The Importance of Data Investment

For pharmaceutical companies looking to leverage AlphaGenome, the answer is clear: they must generate patient-derived sample data. Publicly available data alone will not provide the answers. Enformer uses the Basenji dataset (Kelley et al. 2018, Genome Res) created by Robert Kelley at Calico, built from ENCODE, FANTOM, and Roadmap Epigenome data. With roughly 20,000 tracks, this dataset has been used by multiple companies and research groups to develop models. But this level of data only demonstrates proof of concept — real drug development demands purpose-built data.

Major international pharmaceutical companies generate their own data. While they also use public resources like UK Biobank, these companies invested directly in creating those datasets and secured early access. In Korea, public data initiatives like the National Integrated Bio Big Data project are being discussed, but active corporate data investment must proceed in parallel.

The noncoding genome is governed by loose, combinatorial, context-dependent rules. Patient-derived cell line data, cell line data treated with diverse drugs, and linkage to medical records are all necessary.

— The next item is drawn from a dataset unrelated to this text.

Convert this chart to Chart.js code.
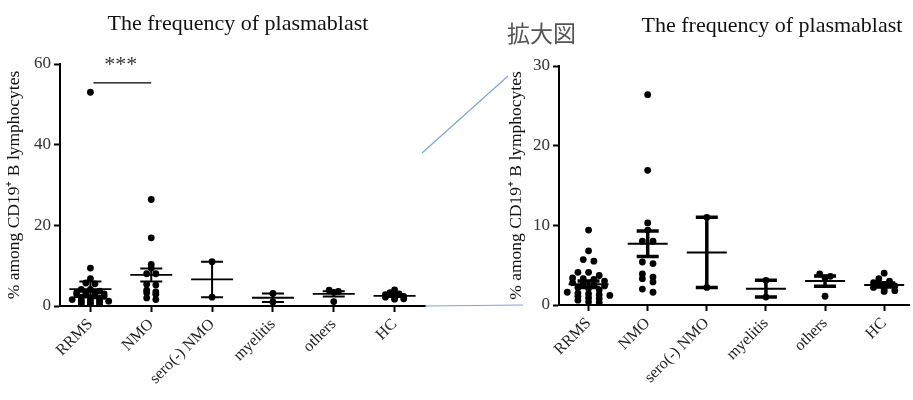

Understanding Quantitative Genetics Is Key to Drug Discovery

Why did Google bother developing AlphaGenome? AlphaFold predicts protein structures. It can also assess how variants alter protein activity and develop drugs targeting those proteins. But there is a domain AlphaFold cannot reach. Humans are diverse. We have quantitative traits. Even among people diagnosed with the same disease, there are diverse subtypes and clinical distributions. Not one gene and one variant, but many genes and many variants are involved.

With whole-genome sequencing, tens of thousands of variants can be found in a single individual. In a traditional experiment, one researcher studies one variant at a time. When will we get through tens of thousands? And that is just one patient.

AlphaGenome predicts this in under ten seconds. From those predictions, the truly important one or two variants can be identified and experimentally validated.

Why AlphaGenome's Progress Matters

Those who have used AlphaGenome know: you can access its API for research. But currently, it predicts using limited cell information at the K562 level. For someone like me who studies autism, fetal brain data is needed — and such data is extremely rare. If I want to apply my own fetal brain data, I would need to fine-tune the AlphaGenome model. That is currently not straightforward.

Going forward, Google will provide the AlphaGenome framework to various pharmaceutical companies. These companies will train it on their own high-quality proprietary data for drug discovery applications.

What matters more than foundation model development is producing good data — and companies investing directly in that effort.